Operating expenses increased $15.0 million for the year ended December 31, 2012, compared to the year ended December 31, 2011, mainly due to temporary barge rental costs to move a customer’s product associated with Eagle Ford Shale projects and losses on product imbalances on the East Pipeline.
Fuels Marketing
Sales and cost of product sales decreased $369.3 million and $248.5 million, respectively, resulting in a decrease in total gross margin of $120.8 million for the year ended December 31, 2012, compared to the year ended December 31, 2011. The gross margin from the Asphalt Operations decreased $86.1 million for the year ended December 31, 2012, compared to the year ended December 31, 2011, partly due to the deconsolidation of Asphalt JV on September 28, 2012. The gross margin decrease was also attributable to weak demand for asphalt, resulting in a decrease in volumes sold and a decrease in gross margin per barrel. The gross margin per barrel had decreased to $4.79 for the nine months ended September 30, 2012, compared to $7.49 for the twelve months ended December 31, 2011.
The gross margin from our fuels marketing operations decreased $34.7 million for the year ended December 31, 2012, compared to the year ended December 31, 2011, mainly due to rising costs, which outpaced rising sales prices, and hedge losses associated with fuel oil sales. In addition, the gross margin from bunker fuel sales decreased as a result of a decrease in the gross margin per barrel, despite an increase in volumes sold. We reduced the scope of our bunker fuel operations in 2012 by liquidating our inventory and exiting two markets where results had been weak, which contributed to the decrease in gross margin for bunker fuel sales. Furthermore, during the second quarter of 2012, crude oil prices fell sharply, causing a similar decline in prices for our fuel oil and bunker fuel. During this period of declining prices, we did not hedge our fuel oil and bunker fuel inventories, and the gross margin earned for sales of those products declined significantly.

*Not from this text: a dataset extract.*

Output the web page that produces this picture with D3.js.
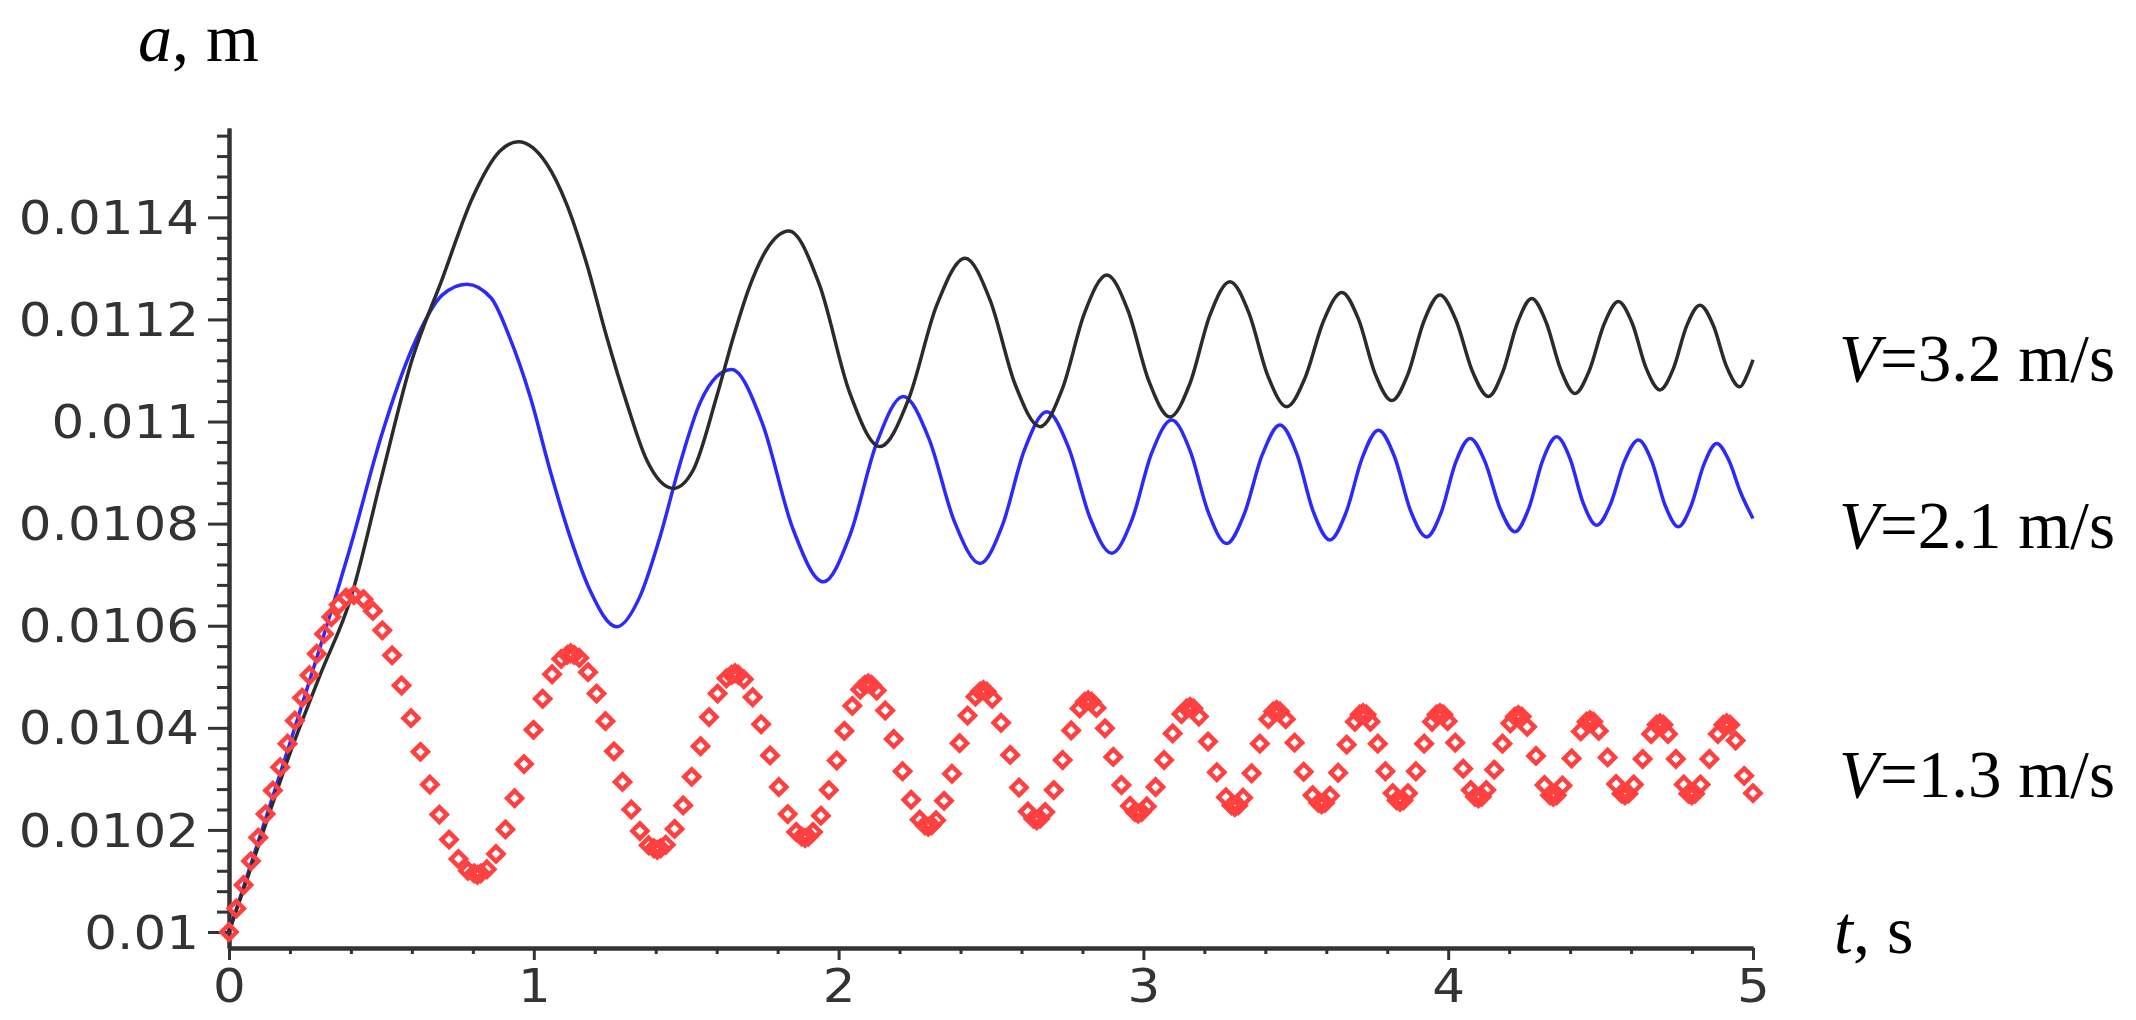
<!DOCTYPE html>
<html><head><meta charset="utf-8">
<script src="https://cdn.jsdelivr.net/npm/d3@7"></script>
<style>html,body{margin:0;padding:0;background:#fff;} svg{display:block;}</style>
</head><body>
<svg id="chart" width="2136" height="1020"></svg>
<script>
// ---- data ----
const tBlack = [0,0.1,0.2,0.3,0.4,0.5,0.6,0.7,0.8,0.889,0.949,1.042,1.107,1.173,1.239,1.305,1.37,1.458,1.523,1.6,1.655,1.704,1.763,1.837,
  1.937,2.036,2.136,2.229,2.322,2.415,2.497,2.579,2.661,2.734,2.807,2.880,2.949,3.018,3.087,3.153,3.218,3.284,
  3.346,3.408,3.470,3.530,3.591,3.651,3.706,3.760,3.815,3.868,3.920,3.973,4.026,4.079,4.132,4.179,4.227,4.274,
  4.321,4.369,4.416,4.463,4.511,4.558,4.604,4.649,4.695,4.739,4.782,4.826,4.870,4.913,4.957,4.98,5.0];
const vBlack = [0.01,0.010175,0.01035,0.010505,0.010655,0.01089,0.01112,0.01128,0.01144,0.01153,0.011548,0.011505,0.011427,0.01131,0.011166,0.011036,0.010925,0.010869,0.010905,0.011049,0.011166,0.011258,0.011336,0.011373,
  0.011268,0.011057,0.010951,0.011043,0.011228,0.011320,0.011238,0.011073,0.010990,0.011064,0.011213,0.011287,0.011218,0.011079,0.011009,0.011075,0.011208,0.011274,
  0.011213,0.011090,0.011029,0.011085,0.011197,0.011253,0.011200,0.011094,0.011041,0.011093,0.011196,0.011248,0.011198,0.011099,0.011049,0.011097,0.011193,0.011241,
  0.011195,0.011102,0.011055,0.011100,0.011190,0.011235,0.011192,0.011105,0.011062,0.011104,0.011187,0.011228,0.011188,0.011108,0.011068,0.011090,0.011121];

const tBlue = [0,0.1,0.2,0.3,0.4,0.5,0.6,0.7,0.78,0.86,0.92,0.988,1.053,1.119,1.184,1.272,1.348,1.414,1.48,1.545,1.6,1.649,
  1.749,1.850,1.950,2.037,2.125,2.212,2.296,2.380,2.464,2.537,2.610,2.683,2.754,2.825,2.896,2.962,3.027,3.093,
  3.153,3.213,3.273,3.331,3.390,3.448,3.503,3.557,3.612,3.665,3.718,3.771,3.824,3.876,3.929,3.977,4.024,4.072,
  4.121,4.170,4.219,4.265,4.310,4.356,4.400,4.443,4.487,4.533,4.578,4.624,4.668,4.711,4.755,4.797,4.839,4.881,4.92,4.96,5.0];
const vBlue = [0.01,0.010185,0.01037,0.01056,0.010758,0.010972,0.011142,0.011248,0.011269,0.011242,0.011166,0.011049,0.010905,0.010774,0.01067,0.010598,0.010657,0.010774,0.010918,0.011036,0.011088,0.011102,
  0.010998,0.010790,0.010686,0.010777,0.010958,0.011049,0.010967,0.010804,0.010722,0.010796,0.010945,0.011019,0.010950,0.010811,0.010742,0.010807,0.010938,0.011003,
  0.010943,0.010822,0.010761,0.010819,0.010935,0.010993,0.010937,0.010824,0.010768,0.010822,0.010929,0.010983,0.010931,0.010826,0.010774,0.010822,0.010919,0.010967,
  0.010921,0.010830,0.010784,0.010831,0.010924,0.010970,0.010927,0.010840,0.010797,0.010839,0.010922,0.010964,0.010922,0.010837,0.010794,0.010835,0.010916,0.010957,0.010925,0.010860,0.010810];

const tRed = [0,0.024,0.048,0.072,0.096,0.12,0.144,0.168,0.192,0.216,0.24,0.264,0.288,0.312,0.336,0.36,0.384,0.41,
  0.441,0.472,0.503,0.535,0.566,0.597,0.628,0.659,0.69,0.722,0.753,0.784,0.815,
  0.846,0.876,0.907,0.937,0.968,0.999,1.029,1.06,1.09,1.121,
  1.149,1.178,1.206,1.235,1.263,1.291,1.32,1.348,1.377,1.405,
  1.433,1.462,1.49,1.518,1.547,1.575,1.603,1.632,1.66,
  1.689,1.718,1.746,1.775,1.804,1.833,1.861,1.89,
  1.916,1.942,1.968,1.994,2.019,2.045,2.071,2.097,
  2.125,2.153,2.181,2.21,2.238,2.266,2.294,
  2.32,2.346,2.372,2.397,2.423,2.449,2.475,
  2.504,2.533,2.563,2.592,2.621,2.65,
  2.678,2.706,2.735,2.763,2.791,2.819,
  2.846,2.874,2.901,2.928,2.956,2.983,
  3.011,3.04,3.068,3.096,3.125,3.153,
  3.182,3.212,3.241,3.271,3.3,
  3.327,3.355,3.382,3.41,3.437,
  3.467,3.496,3.526,3.555,3.585,
  3.612,3.639,3.667,3.694,3.721,
  3.745,3.769,3.794,3.818,3.842,
  3.868,3.894,3.921,3.947,3.973,
  3.998,4.023,4.049,4.074,4.099,
  4.125,4.151,4.178,4.204,4.23,
  4.259,4.288,4.316,4.345,
  4.375,4.405,4.435,4.465,
  4.494,4.523,4.551,4.58,
  4.609,4.638,4.666,4.695,
  4.721,4.747,4.773,4.799,
  4.828,4.857,4.885,4.914,
  4.943,4.971,5];
const vRed = [0.01,0.010046,0.010092,0.010139,0.010185,0.010231,0.010277,0.010323,0.010369,0.010414,0.010459,0.010503,0.010545,0.010584,0.010617,0.010641,0.010655,0.01066,
  0.010652,0.010629,0.010591,0.010542,0.010483,0.010419,0.010353,0.010289,0.01023,0.010181,0.010143,0.01012,0.010112,
  0.010123,0.010153,0.010201,0.010262,0.010329,0.010396,0.010457,0.010505,0.010535,0.010546,
  0.010537,0.010509,0.010467,0.010413,0.010354,0.010294,0.01024,0.010198,0.01017,0.010161,
  0.010171,0.010202,0.010248,0.010304,0.010364,0.010421,0.010467,0.010497,0.010507,
  0.010495,0.01046,0.010407,0.010346,0.010284,0.010231,0.010196,0.010184,
  0.010196,0.010228,0.010278,0.010336,0.010394,0.010443,0.010475,0.010487,
  0.010473,0.010434,0.010378,0.010315,0.010259,0.01022,0.010206,
  0.010219,0.010257,0.01031,0.01037,0.010424,0.010461,0.010474,
  0.010457,0.01041,0.010347,0.010283,0.010236,0.010219,
  0.010235,0.010278,0.010337,0.010395,0.010438,0.010454,
  0.010439,0.010399,0.010343,0.010288,0.010247,0.010232,
  0.010246,0.010284,0.010337,0.010389,0.010427,0.010441,
  0.010422,0.010373,0.010313,0.010264,0.010245,
  0.010263,0.010311,0.010369,0.010417,0.010435,
  0.010417,0.010371,0.010314,0.010268,0.01025,
  0.010267,0.010312,0.010367,0.010412,0.010429,
  0.010412,0.010369,0.010315,0.010272,0.010255,
  0.010272,0.010315,0.010369,0.010412,0.010429,
  0.010413,0.010371,0.01032,0.010278,0.010262,
  0.010278,0.010318,0.010369,0.010409,0.010425,
  0.010402,0.010345,0.010288,0.010265,
  0.010287,0.01034,0.010393,0.010415,
  0.010394,0.010342,0.01029,0.010268,
  0.010289,0.010339,0.010388,0.010409,
  0.010388,0.010339,0.010289,0.010268,
  0.010289,0.010339,0.010388,0.010409,
  0.010375,0.010306,0.010272];
// extra red samples crowded around the extremes (the solid blobs)
const tRedExtra = [0.804,0.826,1.110,1.132,1.394,1.416,1.649,1.671,1.879,1.901,2.086,2.108,2.283,2.305,2.464,2.486,2.639,2.661,2.808,2.830,
  2.972,2.994,3.142,3.164,3.289,3.311,3.426,3.448,3.574,3.596,3.710,3.732,3.831,3.853,3.962,3.984,4.088,4.110,4.219,4.241,
  4.334,4.356,4.454,4.476,4.569,4.591,4.684,4.706,4.788,4.810,4.903,4.925];
const vRedExtra = [0.010115,0.010115,0.010543,0.010543,0.010164,0.010164,0.010504,0.010504,0.010187,0.010187,0.010484,0.010484,0.010209,0.010209,0.010471,0.010471,0.010222,0.010222,0.010451,0.010451,
  0.010235,0.010235,0.010438,0.010438,0.010248,0.010248,0.010432,0.010432,0.010253,0.010253,0.010426,0.010426,0.010258,0.010258,0.010426,0.010426,0.010265,0.010265,0.010422,0.010422,
  0.010268,0.010268,0.010412,0.010412,0.010271,0.010271,0.010406,0.010406,0.010271,0.010271,0.010406,0.010406];

const yTickValues = [0.01,0.0102,0.0104,0.0106,0.0108,0.011,0.0112,0.0114];
const yTickLabels = ["0.01","0.0102","0.0104","0.0106","0.0108","0.011","0.0112","0.0114"];
const xTickValues = [0,1,2,3,4,5];
const xTickLabels = ["0","1","2","3","4","5"];
const seriesNames = ["=3.2 m/s","=2.1 m/s","=1.3 m/s"];

// ---- drawing ----
const svg = d3.select("#chart");
const x = d3.scaleLinear().domain([0,5]).range([229,1753]);
const y = d3.scaleLinear().domain([0.0099687,0.011575]).range([948,128]);

const axisColor = "#333";
const tickFont = "'DejaVu Sans', Verdana, sans-serif";
const serif = "'Liberation Serif','Times New Roman',serif";
const stretch = 1.12;

const yMinor = d3.range(0,40).filter(i => i % 5 !== 0).map(i => 0.01 + i*0.00004).filter(v => v <= 0.011575);
const xMinor = d3.range(0,26).filter(i => i % 5 !== 0).map(i => i*0.2);

const gyMinor = svg.append("g").attr("transform","translate(229,0)")
  .call(d3.axisLeft(y).tickValues(yMinor).tickSize(12).tickSizeOuter(0).tickFormat(""));
const gxMinor = svg.append("g").attr("transform","translate(0,948)")
  .call(d3.axisBottom(x).tickValues(xMinor).tickSize(6).tickSizeOuter(0).tickFormat(""));
const gy = svg.append("g").attr("transform","translate(229,0)")
  .call(d3.axisLeft(y).tickValues(yTickValues).tickSize(21).tickSizeOuter(0).tickPadding(9)
    .tickFormat((d,i) => yTickLabels[i]));
const gx = svg.append("g").attr("transform","translate(0,948)")
  .call(d3.axisBottom(x).tickValues(xTickValues).tickSize(12).tickSizeOuter(0).tickPadding(9)
    .tickFormat((d,i) => xTickLabels[i]));

[gyMinor,gxMinor,gy,gx].forEach(g => {
  g.selectAll("path.domain").attr("stroke",axisColor).attr("stroke-width",4);
  g.selectAll(".tick line").attr("stroke",axisColor).attr("stroke-width",3);
  g.selectAll(".tick text").attr("fill",axisColor)
    .style("font-family",tickFont).style("font-size","46px");
});
gy.selectAll(".tick text").attr("transform",`scale(${stretch},1)`).attr("x",-30/stretch).attr("dy","0.35em");
gx.selectAll(".tick text").attr("transform",`scale(${stretch},1)`).attr("x",0);

// curves
const line = d3.line().x(d => x(d[0])).y(d => y(d[1])).curve(d3.curveMonotoneX);
svg.append("path").datum(d3.zip(tBlue,vBlue)).attr("d",line)
  .attr("fill","none").attr("stroke","#2a2aff").attr("stroke-width",3.5).attr("stroke-linejoin","round");
svg.append("path").datum(d3.zip(tBlack,vBlack)).attr("d",line)
  .attr("fill","none").attr("stroke","#2b2b2b").attr("stroke-width",3.5).attr("stroke-linejoin","round");

// red diamonds
const diamond = "M0,-7.5L7.5,0L0,7.5L-7.5,0Z";
svg.append("g").selectAll("path").data(d3.zip(tRed,vRed).concat(d3.zip(tRedExtra,vRedExtra))).join("path")
  .attr("d",diamond)
  .attr("transform",d => `translate(${x(d[0])},${y(d[1])})`)
  .attr("fill","none").attr("stroke","#ff4040").attr("stroke-width",4.5);

// axis titles
const title = svg.append("text").attr("x",138).attr("y",61)
  .style("font-family",serif).style("font-size","68px").attr("fill","#000");
title.append("tspan").style("font-style","italic").text("a");
title.append("tspan").text(", m");

const xt = svg.append("text").attr("x",1834).attr("y",953)
  .style("font-family",serif).style("font-size","68px").attr("fill","#000");
xt.append("tspan").style("font-style","italic").text("t");
xt.append("tspan").text(", s");

// series labels
const labelY = [381,548,797];
seriesNames.forEach((s,i) => {
  const t = svg.append("text").attr("x",1839).attr("y",labelY[i])
    .style("font-family",serif).style("font-size","67px").attr("fill","#000");
  t.append("tspan").style("font-style","italic").text("V");
  t.append("tspan").text(s);
});
</script>
</body></html>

Operating expenses decreased $8.8 million for the year ended December 31, 2012, compared to the year ended December 31, 2011, primarily due to the Asphalt Sale. Decreases in operating expenses for the Asphalt Operations were partially offset by increased fuel and vessel costs associated with bunker fuel sales and increased railcar costs associated with fuel oil sales. In addition, we incurred employee benefit costs in the fourth quarter of 2012 resulting from the Asphalt Sale.
Depreciation and amortization expense decreased $9.7 million for the year ended December 31, 2012, compared to the year ended December 31, 2011, as a result of reclassifying depreciable assets related to the Asphalt Operations to “Assets held for sale” on the consolidated balance sheet and discontinuing depreciation of these assets as of June 30, 2012.
The asset impairment loss of $266.4 million for year ended December 31, 2012 represents the write-down of the carrying value of our long-lived assets related to the Asphalt Operations, including fixed assets, goodwill, intangible assets and other long-term assets, in the second quarter of 2012.
Consolidation and Intersegment Eliminations
Revenue, cost of product sales and operating expense eliminations primarily relate to storage and transportation fees charged to the fuels marketing segment by the pipeline and storage segments.